Regine is not able to give this talk as planned, due to a meeting being rescheduled at short notice, so the talk will be delivered by Eleanor OKell.
In this talk Eleanor OKell explores connections between Homer’s Iliad and a number of World War I poems by classically educated and non-classically educated poets, most of whom were part of or responded to the Gallipolli campaign (1915-1916) on the plains of Homer’s ‘windy Troy’.
Connections revealed will range from quotation (both direct and indirect) to allusion and the talk will discuss ways of differentiating and interpreting these to determine not only the extent of Homer’s influence on modern war poets but also the possible influence of war (in this location) on Homer’s epic.
Poems referred to in the talk will include some by well known and some by lesser known, or indeed unknown, poets. For those who might wish to read the poems in advance (the texts and Homeric material will be provided), the poets and poems focused upon will be: Edward Shillito (A New Iliad), A. P. Herbert (The Bathe), Patrick Shaw Stewart (Achilles in the Trench), an anonymous poem (The Dardanelles) printed by permission of M. Parkinson in These were Men: Poems of the War 1914-18, Seigfried Sassoon (Remorse) and Wilfred Owen (Dulce et decorum est).

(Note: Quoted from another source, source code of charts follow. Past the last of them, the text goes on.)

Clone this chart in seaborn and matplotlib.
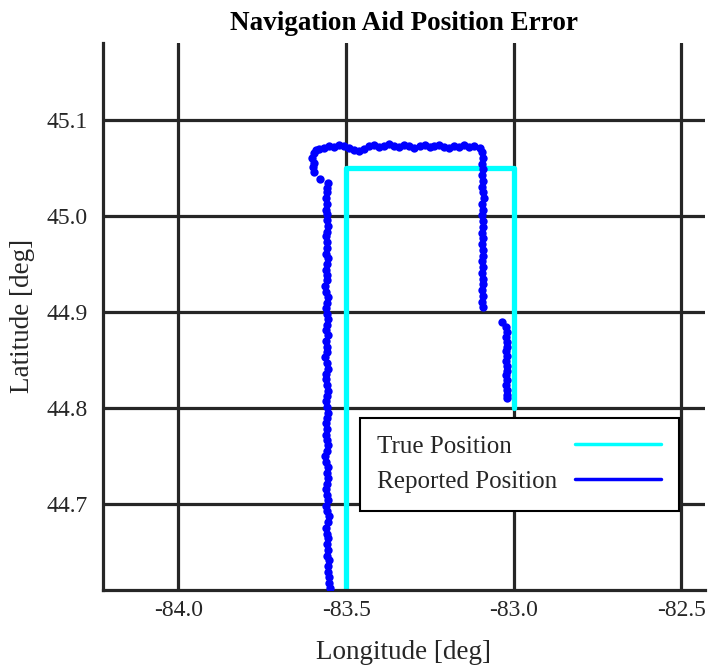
import numpy as np
import pandas as pd
import seaborn as sns
import matplotlib
matplotlib.use("Agg")
import matplotlib.pyplot as plt
from matplotlib.lines import Line2D

# ---------------- data ----------------
true_lon = [-83.5, -83.5, -83.0, -83.0]
true_lat = [44.61, 45.05, 45.05, 44.80]

# reported position, segment by segment (lon, lat)
reported_left = [
    (-83.549, 44.612), (-83.552, 44.617), (-83.550, 44.624), (-83.555, 44.629),
    (-83.553, 44.635), (-83.551, 44.641), (-83.556, 44.646), (-83.554, 44.652),
    (-83.558, 44.658), (-83.553, 44.664), (-83.556, 44.669), (-83.560, 44.675),
    (-83.555, 44.681), (-83.552, 44.687), (-83.557, 44.692), (-83.559, 44.698),
    (-83.554, 44.704), (-83.556, 44.709), (-83.561, 44.715), (-83.558, 44.721),
    (-83.555, 44.727), (-83.557, 44.732), (-83.553, 44.738), (-83.559, 44.744),
    (-83.562, 44.750), (-83.557, 44.755), (-83.555, 44.761), (-83.558, 44.767),
    (-83.561, 44.772), (-83.556, 44.778), (-83.559, 44.784), (-83.557, 44.790),
    (-83.554, 44.795), (-83.558, 44.801), (-83.560, 44.807), (-83.556, 44.813),
    (-83.553, 44.818), (-83.557, 44.824), (-83.561, 44.830), (-83.559, 44.835),
    (-83.555, 44.841), (-83.557, 44.847), (-83.562, 44.853), (-83.558, 44.858),
    (-83.556, 44.864), (-83.559, 44.870), (-83.555, 44.876), (-83.560, 44.881),
    (-83.557, 44.887), (-83.554, 44.893), (-83.558, 44.898), (-83.561, 44.904),
    (-83.557, 44.910), (-83.555, 44.916), (-83.559, 44.921), (-83.562, 44.927),
    (-83.558, 44.933), (-83.556, 44.939), (-83.560, 44.944), (-83.557, 44.950),
    (-83.555, 44.956), (-83.559, 44.961), (-83.556, 44.967), (-83.558, 44.973),
    (-83.561, 44.979), (-83.557, 44.984), (-83.555, 44.990), (-83.558, 44.996),
    (-83.556, 45.002), (-83.559, 45.007), (-83.557, 45.013), (-83.560, 45.019),
    (-83.558, 45.025), (-83.556, 45.030),
]
reported_corner = [
    (-83.554, 45.035), (-83.578, 45.039), (-83.596, 45.046), (-83.599, 45.051),
    (-83.596, 45.056), (-83.601, 45.061), (-83.597, 45.066), (-83.590, 45.069),
]
reported_top = [
    (-83.581, 45.070), (-83.566, 45.071), (-83.551, 45.073), (-83.536, 45.072),
    (-83.521, 45.074), (-83.506, 45.073), (-83.491, 45.071), (-83.476, 45.069),
    (-83.461, 45.068), (-83.446, 45.070), (-83.431, 45.073), (-83.416, 45.074),
    (-83.401, 45.072), (-83.386, 45.073), (-83.371, 45.075), (-83.356, 45.073),
    (-83.341, 45.072), (-83.326, 45.074), (-83.311, 45.073), (-83.296, 45.071),
    (-83.281, 45.073), (-83.266, 45.074), (-83.251, 45.072), (-83.237, 45.073),
    (-83.222, 45.074), (-83.207, 45.072), (-83.192, 45.071), (-83.177, 45.073),
    (-83.162, 45.072), (-83.147, 45.074), (-83.132, 45.072), (-83.117, 45.073),
    (-83.102, 45.071),
]
reported_right = [
    (-83.096, 45.067), (-83.093, 45.061), (-83.095, 45.055), (-83.092, 45.049),
    (-83.094, 45.043), (-83.091, 45.037), (-83.095, 45.031), (-83.093, 45.025),
    (-83.090, 45.019), (-83.094, 45.013), (-83.092, 45.007), (-83.095, 45.001),
    (-83.091, 44.995), (-83.093, 44.989), (-83.096, 44.983), (-83.092, 44.977),
    (-83.094, 44.971), (-83.091, 44.965), (-83.093, 44.959), (-83.096, 44.953),
    (-83.092, 44.947), (-83.094, 44.941), (-83.091, 44.935), (-83.093, 44.929),
    (-83.095, 44.923), (-83.092, 44.917), (-83.094, 44.911), (-83.091, 44.905),
]
reported_tail = [
    (-83.036, 44.890), (-83.023, 44.884), (-83.020, 44.879), (-83.022, 44.874),
    (-83.019, 44.869), (-83.021, 44.864), (-83.024, 44.859), (-83.020, 44.854),
    (-83.022, 44.849), (-83.019, 44.844), (-83.021, 44.839), (-83.023, 44.834),
    (-83.020, 44.829), (-83.024, 44.824), (-83.021, 44.819), (-83.019, 44.814),
    (-83.020, 44.810),
]

x_ticks = [-84.0, -83.5, -83.0, -82.5]
y_ticks = [44.7, 44.8, 44.9, 45.0, 45.1]
x_tick_labels = ["-84.0", "-83.5", "-83.0", "-82.5"]
y_tick_labels = ["44.7", "44.8", "44.9", "45.0", "45.1"]
legend_labels = ["True Position", "Reported Position"]

# ---------------- style ----------------
sns.set_theme(style="white")
plt.rcParams["font.family"] = ["Liberation Serif", "DejaVu Serif"]

grid_color = "#262626"
text_color = "#262626"

fig = plt.figure(figsize=(7.08, 6.69), dpi=100)
ax = fig.add_axes([0.1455, 0.118, 0.850, 0.818])

reported = pd.DataFrame(
    reported_left + reported_corner + reported_top + reported_right + reported_tail,
    columns=["lon", "lat"],
)
true_df = pd.DataFrame({"lon": true_lon, "lat": true_lat})

ax.set_xlim(-84.225, -82.43)
ax.set_ylim(44.61, 45.181)

for xv in x_ticks:
    ax.axvline(xv, color=grid_color, lw=2.3, zorder=1)
for yv in y_ticks:
    ax.axhline(yv, color=grid_color, lw=2.3, zorder=1)

sns.lineplot(data=true_df, x="lon", y="lat", sort=False, estimator=None,
             color="#00FFFF", lw=3.8, ax=ax, zorder=2,
             solid_joinstyle="round", solid_capstyle="round")
sns.scatterplot(data=reported, x="lon", y="lat", color="#0000FF", s=36,
                linewidth=0, ax=ax, zorder=3)

ax.set_xticks(x_ticks)
ax.set_xticklabels(x_tick_labels)
ax.set_yticks(y_ticks)
ax.set_yticklabels(y_tick_labels)
ax.tick_params(axis="both", length=0, labelsize=17, colors=text_color)
ax.tick_params(axis="x", pad=7)
ax.tick_params(axis="y", pad=11)

for side in ["top", "right"]:
    ax.spines[side].set_visible(False)
for side in ["left", "bottom"]:
    ax.spines[side].set_color(grid_color)
    ax.spines[side].set_linewidth(2.3)

ax.set_xlabel("Longitude [deg]", fontsize=19.5, color=text_color, labelpad=14)
ax.set_ylabel("Latitude [deg]", fontsize=19.5, color=text_color, labelpad=8)
ax.set_title("Navigation Aid Position Error", fontsize=19.5, fontweight="bold",
             color="black", pad=9)

handles = [Line2D([], [], color="#00FFFF", lw=2.5),
           Line2D([], [], color="#0000FF", lw=2.5)]
leg = ax.legend(handles, legend_labels,
                loc="upper left", bbox_to_anchor=(0.427, 0.3144),
                markerfirst=False, fontsize=18, frameon=True, fancybox=False,
                framealpha=1, edgecolor="black", handlelength=3.45,
                handletextpad=0.7, borderpad=0.7, labelspacing=0.5,
                borderaxespad=0)
leg.get_frame().set_linewidth(1.5)
leg.set_zorder(5)
for t in leg.get_texts():
    t.set_color(text_color)

# left-align legend labels while keeping handles right-aligned
try:
    fig.canvas.draw()
    renderer = fig.canvas.get_renderer()
    cols = leg._legend_handle_box.get_children()
    items = [it for col in cols for it in col.get_children()]
    W = max(it.get_bbox(renderer).width for it in items)
    for col in cols:
        col.align = "left"
    for it in items:
        it.mode = "expand"
        it.width = W
except Exception:
    pass

fig.savefig("out.png", dpi=100)
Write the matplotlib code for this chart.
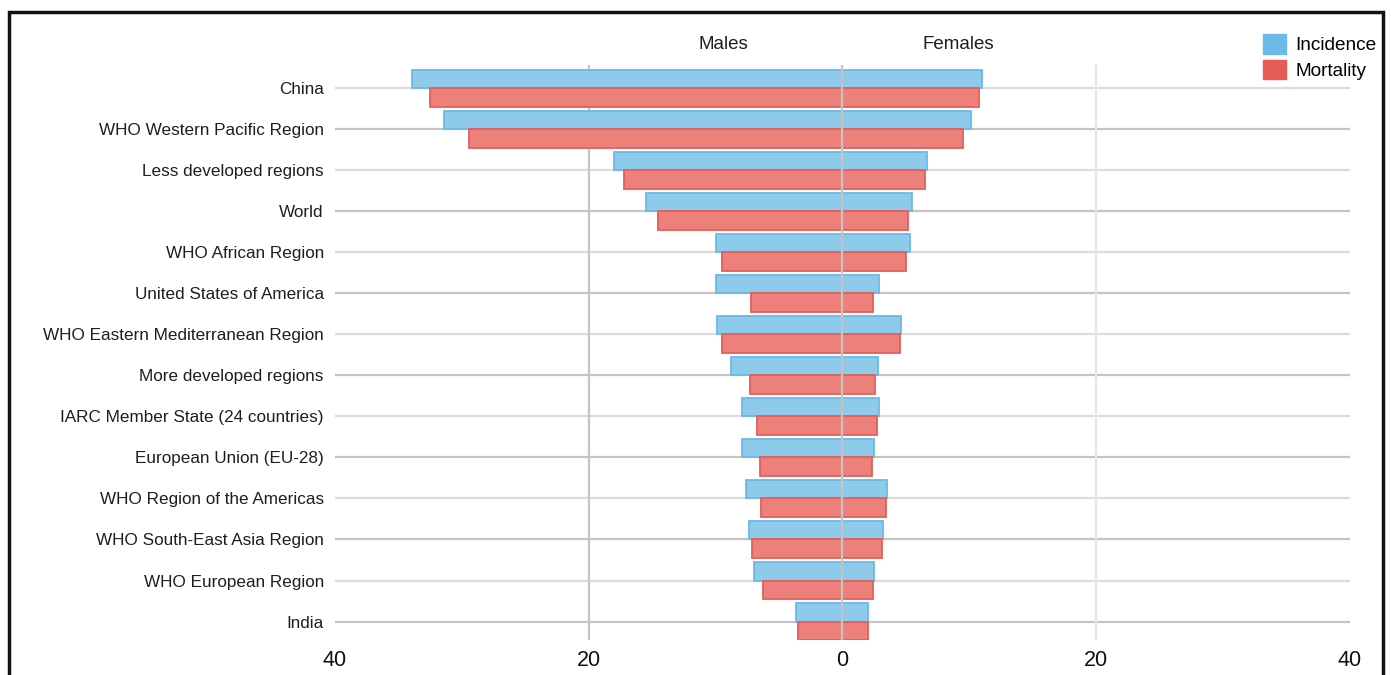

Mother of Dragons: the displaced princess in Greek tragedy and Game of Thrones.
Maria Haley draws out the comparisons between Daenerys Targaryen and Medea, both princesses have left their native lands, use magic and command dragons. Focusing on George R. R. Martin’s novels and Euripides’ Medea and its associated mythology, Maria’s comparisons reveal a key role for dragons in the narrative of the displaced princess.